Aim of the task
Reproduce only this span: the line containing "Emit a Python", the line containing "from matplotlib.patches import Rectangle", and every line between them, all exactly as given.

-- Start Input data --

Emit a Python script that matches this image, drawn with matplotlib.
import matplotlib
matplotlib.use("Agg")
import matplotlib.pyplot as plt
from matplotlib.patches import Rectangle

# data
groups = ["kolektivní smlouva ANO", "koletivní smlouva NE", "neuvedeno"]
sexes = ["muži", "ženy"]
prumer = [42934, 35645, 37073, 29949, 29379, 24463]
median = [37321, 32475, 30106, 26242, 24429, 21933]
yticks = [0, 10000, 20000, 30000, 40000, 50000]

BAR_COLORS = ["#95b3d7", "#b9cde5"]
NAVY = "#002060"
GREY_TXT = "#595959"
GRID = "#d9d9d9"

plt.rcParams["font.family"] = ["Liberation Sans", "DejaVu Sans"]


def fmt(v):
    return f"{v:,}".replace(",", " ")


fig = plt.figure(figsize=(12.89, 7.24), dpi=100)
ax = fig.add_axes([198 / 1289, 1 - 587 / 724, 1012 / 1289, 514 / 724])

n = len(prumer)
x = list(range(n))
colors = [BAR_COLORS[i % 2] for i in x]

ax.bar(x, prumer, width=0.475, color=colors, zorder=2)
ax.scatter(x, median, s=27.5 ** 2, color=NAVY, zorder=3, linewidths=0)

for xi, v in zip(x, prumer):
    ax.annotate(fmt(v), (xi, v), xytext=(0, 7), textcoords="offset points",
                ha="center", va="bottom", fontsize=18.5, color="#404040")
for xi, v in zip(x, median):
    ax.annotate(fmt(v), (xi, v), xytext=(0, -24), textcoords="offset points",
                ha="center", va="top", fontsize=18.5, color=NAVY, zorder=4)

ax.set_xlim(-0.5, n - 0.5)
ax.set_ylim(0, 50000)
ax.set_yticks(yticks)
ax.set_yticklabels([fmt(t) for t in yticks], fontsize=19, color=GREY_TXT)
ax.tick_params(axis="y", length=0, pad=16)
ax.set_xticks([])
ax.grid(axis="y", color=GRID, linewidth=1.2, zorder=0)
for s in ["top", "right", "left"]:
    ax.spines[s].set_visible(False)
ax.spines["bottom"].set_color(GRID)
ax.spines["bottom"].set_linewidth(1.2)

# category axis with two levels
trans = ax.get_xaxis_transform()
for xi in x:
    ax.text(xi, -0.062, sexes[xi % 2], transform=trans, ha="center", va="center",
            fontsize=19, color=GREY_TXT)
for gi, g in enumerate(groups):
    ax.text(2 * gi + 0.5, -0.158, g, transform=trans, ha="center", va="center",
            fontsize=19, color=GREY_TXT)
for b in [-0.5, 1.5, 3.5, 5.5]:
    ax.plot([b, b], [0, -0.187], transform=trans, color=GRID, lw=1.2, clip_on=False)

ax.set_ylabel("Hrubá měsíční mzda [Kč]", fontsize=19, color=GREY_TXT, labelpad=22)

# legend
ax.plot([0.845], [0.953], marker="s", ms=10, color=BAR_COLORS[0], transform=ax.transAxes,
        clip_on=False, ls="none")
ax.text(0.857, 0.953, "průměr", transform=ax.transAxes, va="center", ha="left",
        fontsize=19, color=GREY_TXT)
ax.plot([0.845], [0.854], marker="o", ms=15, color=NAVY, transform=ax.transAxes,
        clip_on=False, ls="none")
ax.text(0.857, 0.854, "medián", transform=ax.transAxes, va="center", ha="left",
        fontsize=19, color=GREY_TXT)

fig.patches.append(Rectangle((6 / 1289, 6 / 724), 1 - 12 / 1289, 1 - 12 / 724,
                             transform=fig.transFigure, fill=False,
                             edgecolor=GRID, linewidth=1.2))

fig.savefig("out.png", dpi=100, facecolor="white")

-- End Input data --
-- Start Input data --

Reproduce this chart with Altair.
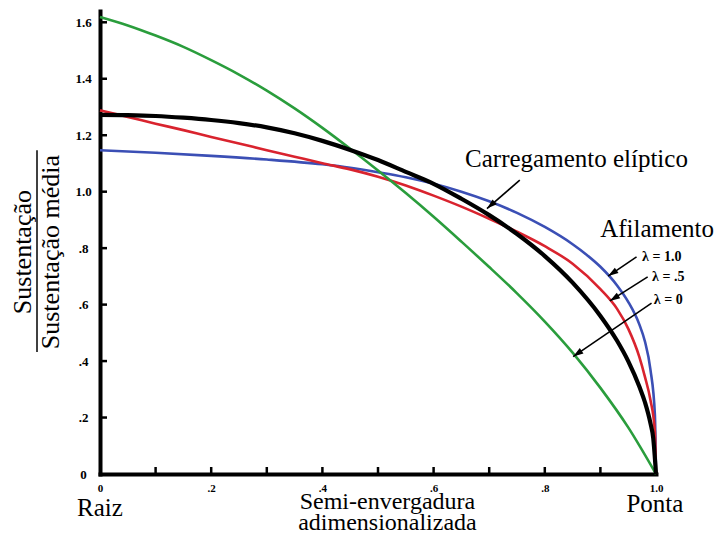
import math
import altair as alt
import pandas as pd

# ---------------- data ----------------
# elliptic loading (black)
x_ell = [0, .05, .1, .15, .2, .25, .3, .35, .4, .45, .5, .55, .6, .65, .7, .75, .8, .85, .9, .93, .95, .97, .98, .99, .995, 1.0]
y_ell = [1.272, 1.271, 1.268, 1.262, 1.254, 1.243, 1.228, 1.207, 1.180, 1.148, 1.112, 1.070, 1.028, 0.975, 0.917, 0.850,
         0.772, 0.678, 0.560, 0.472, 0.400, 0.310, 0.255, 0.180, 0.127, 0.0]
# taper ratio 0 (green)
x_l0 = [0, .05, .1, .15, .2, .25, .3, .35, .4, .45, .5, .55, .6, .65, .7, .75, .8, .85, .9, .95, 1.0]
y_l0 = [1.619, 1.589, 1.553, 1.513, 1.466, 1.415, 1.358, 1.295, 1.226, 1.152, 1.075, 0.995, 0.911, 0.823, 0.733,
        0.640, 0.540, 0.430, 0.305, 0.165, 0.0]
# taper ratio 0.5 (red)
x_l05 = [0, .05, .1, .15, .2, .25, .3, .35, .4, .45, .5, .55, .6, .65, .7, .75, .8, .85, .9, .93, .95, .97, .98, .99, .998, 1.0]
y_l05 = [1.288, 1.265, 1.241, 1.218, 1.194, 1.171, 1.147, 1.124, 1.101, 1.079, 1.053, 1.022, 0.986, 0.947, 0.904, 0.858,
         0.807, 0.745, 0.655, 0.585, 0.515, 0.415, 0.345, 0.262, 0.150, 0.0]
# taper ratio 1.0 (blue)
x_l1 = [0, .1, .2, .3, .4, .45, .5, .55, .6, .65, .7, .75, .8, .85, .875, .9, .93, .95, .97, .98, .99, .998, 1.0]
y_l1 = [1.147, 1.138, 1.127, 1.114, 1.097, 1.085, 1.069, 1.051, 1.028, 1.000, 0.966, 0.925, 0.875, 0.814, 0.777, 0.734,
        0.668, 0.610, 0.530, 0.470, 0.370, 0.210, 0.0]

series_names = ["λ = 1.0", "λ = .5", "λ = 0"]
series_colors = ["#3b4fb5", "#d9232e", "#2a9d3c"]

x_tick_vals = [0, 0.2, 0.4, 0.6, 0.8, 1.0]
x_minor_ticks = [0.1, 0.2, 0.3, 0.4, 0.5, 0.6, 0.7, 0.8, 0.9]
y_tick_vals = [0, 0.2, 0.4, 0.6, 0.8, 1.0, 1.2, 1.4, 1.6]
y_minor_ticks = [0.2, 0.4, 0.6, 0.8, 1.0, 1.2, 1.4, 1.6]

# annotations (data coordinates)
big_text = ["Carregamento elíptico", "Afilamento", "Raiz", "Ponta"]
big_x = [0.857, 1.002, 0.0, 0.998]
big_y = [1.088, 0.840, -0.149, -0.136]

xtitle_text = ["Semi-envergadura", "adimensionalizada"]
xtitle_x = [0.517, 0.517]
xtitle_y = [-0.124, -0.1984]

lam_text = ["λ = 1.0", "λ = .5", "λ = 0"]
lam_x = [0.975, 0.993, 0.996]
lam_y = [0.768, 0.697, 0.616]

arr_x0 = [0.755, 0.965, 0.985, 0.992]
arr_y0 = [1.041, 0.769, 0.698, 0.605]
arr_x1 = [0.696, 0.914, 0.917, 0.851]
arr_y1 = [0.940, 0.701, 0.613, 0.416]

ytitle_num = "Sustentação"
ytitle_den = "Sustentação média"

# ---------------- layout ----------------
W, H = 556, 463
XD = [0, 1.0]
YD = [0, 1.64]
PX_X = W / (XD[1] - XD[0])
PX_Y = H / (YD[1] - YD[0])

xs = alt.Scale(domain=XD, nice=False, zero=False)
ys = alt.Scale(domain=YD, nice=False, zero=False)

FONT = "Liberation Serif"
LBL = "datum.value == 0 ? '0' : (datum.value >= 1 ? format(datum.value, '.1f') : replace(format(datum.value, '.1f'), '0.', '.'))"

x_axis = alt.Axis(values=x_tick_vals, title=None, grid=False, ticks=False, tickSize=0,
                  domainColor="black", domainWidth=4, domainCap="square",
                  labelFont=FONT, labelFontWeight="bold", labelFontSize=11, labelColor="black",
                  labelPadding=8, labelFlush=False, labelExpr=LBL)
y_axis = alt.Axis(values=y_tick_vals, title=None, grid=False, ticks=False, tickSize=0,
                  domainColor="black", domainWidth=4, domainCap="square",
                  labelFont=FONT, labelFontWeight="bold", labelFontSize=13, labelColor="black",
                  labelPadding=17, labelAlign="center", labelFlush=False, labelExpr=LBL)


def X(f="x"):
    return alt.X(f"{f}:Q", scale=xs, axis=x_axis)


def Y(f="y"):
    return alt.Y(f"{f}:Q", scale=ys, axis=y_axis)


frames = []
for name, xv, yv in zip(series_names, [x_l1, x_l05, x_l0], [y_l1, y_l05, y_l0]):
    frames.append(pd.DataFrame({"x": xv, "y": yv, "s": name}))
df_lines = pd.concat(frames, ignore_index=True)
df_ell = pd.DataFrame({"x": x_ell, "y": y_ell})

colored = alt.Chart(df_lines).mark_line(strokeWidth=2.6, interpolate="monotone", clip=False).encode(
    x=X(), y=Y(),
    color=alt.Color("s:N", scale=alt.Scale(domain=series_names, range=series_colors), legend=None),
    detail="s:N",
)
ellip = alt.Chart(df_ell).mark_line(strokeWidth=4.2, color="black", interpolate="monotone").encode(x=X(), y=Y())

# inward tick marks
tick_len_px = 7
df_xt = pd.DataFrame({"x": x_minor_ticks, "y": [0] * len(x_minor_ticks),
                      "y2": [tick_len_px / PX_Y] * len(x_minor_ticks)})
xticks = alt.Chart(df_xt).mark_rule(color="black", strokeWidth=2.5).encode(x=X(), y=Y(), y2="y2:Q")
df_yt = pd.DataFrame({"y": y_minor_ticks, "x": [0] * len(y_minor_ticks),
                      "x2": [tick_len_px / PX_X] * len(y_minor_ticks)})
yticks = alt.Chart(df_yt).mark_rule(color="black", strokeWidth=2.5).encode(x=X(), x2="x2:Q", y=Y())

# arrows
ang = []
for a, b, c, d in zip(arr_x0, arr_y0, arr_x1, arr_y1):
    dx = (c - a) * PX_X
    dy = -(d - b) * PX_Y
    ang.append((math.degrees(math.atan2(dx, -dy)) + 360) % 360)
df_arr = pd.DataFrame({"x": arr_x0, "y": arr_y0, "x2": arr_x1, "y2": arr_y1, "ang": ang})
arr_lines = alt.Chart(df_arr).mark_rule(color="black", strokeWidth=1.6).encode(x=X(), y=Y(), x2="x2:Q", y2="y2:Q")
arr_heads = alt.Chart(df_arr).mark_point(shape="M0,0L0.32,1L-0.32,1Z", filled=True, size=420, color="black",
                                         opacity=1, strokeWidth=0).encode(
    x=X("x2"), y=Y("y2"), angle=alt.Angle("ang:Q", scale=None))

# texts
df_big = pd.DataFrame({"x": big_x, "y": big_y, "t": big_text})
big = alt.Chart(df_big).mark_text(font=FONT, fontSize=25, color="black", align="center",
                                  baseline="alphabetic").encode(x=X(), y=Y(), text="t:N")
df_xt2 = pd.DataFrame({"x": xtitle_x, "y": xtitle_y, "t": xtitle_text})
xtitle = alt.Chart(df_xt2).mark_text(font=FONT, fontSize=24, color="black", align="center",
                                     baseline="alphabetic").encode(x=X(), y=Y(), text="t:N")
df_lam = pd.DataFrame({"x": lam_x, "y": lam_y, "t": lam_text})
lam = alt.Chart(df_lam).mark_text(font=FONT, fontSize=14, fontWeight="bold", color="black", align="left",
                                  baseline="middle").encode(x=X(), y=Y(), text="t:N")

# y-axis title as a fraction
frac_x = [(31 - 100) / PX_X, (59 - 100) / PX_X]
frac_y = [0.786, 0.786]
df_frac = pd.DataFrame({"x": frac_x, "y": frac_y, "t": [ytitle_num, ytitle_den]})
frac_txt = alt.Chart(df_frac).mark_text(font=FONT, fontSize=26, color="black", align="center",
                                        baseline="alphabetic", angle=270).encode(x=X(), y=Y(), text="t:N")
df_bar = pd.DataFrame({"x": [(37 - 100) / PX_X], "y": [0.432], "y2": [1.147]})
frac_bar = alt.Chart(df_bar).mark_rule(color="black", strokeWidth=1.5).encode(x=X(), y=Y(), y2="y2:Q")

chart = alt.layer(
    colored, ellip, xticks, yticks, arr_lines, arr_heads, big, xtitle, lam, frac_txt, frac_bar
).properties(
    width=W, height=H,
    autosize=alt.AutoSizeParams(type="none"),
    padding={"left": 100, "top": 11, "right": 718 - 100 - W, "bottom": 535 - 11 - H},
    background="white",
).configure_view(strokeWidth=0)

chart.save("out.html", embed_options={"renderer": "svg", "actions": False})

-- End Input data --

Reply
Emit a Python script that matches this image, drawn with matplotlib.
import matplotlib
matplotlib.use("Agg")
import matplotlib.pyplot as plt
from matplotlib.patches import Rectangle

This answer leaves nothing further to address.